To the audio/video signal on live of radio or TV on internet. Is it necessary to install www/nspluginwrapper? I don't have www/nspluginwrapper installed because I didn't want to mess up the system with linux stuff.


----------



## Snurg (Dec 20, 2017)

teo said:


> To the audio/video signal on live of radio or TV on internet. Is it necessary to install www/nspluginwrapper? I don't have www/nspluginwrapperinstalled because I didn't want to mess up the system with linux stuff.

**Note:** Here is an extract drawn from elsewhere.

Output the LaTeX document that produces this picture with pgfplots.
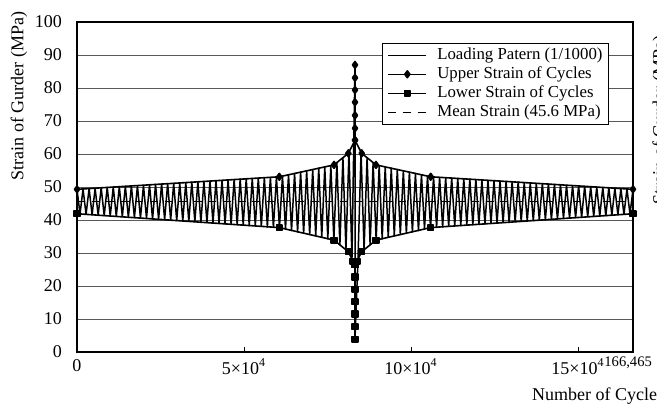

Live radio/TV often requires Flash. You will see when it says that a plugin is missing.
Flash is an ugly thing. Messy and dangerous.
Hard decision.


----------



## teo (Dec 20, 2017)

Snurg said:
			
		

> Live radio/TV often requires Flash. You will see when it says that a plugin is missing.
> Flash is an ugly thing. Messy and dangerous.
> Hard decision.



That's why I don't want to install www/flashplayer, it also gives errors a dependency of java/icedtea-web which is www/libxul and dirty the system with linux dependencies. Maybe some other idea that doesn't depend on those ports?


----------



## MarcoB (Dec 20, 2017)

I don't use flash for anything for a long time now, also not for watching tv channels. Works fine here on www/firefox-esr. My guess is you need multimedia/ffmpeg build with the right codecs.


----------



## teo (Dec 20, 2017)

MarcoB said:
			
		

> My guess is you need multimedia/ffmpeg build with the right codecs.



By default this multimedia/ffmpeg installed, and the codecs are multimedia/gstreamer1-plugins-all.


----------



## SirDice (Dec 21, 2017)

Lots of TV live streams will likely require the Widevine DRM. At least that's what the Dutch Ziggo TV streams require. It's the same DRM Netflix uses.


----------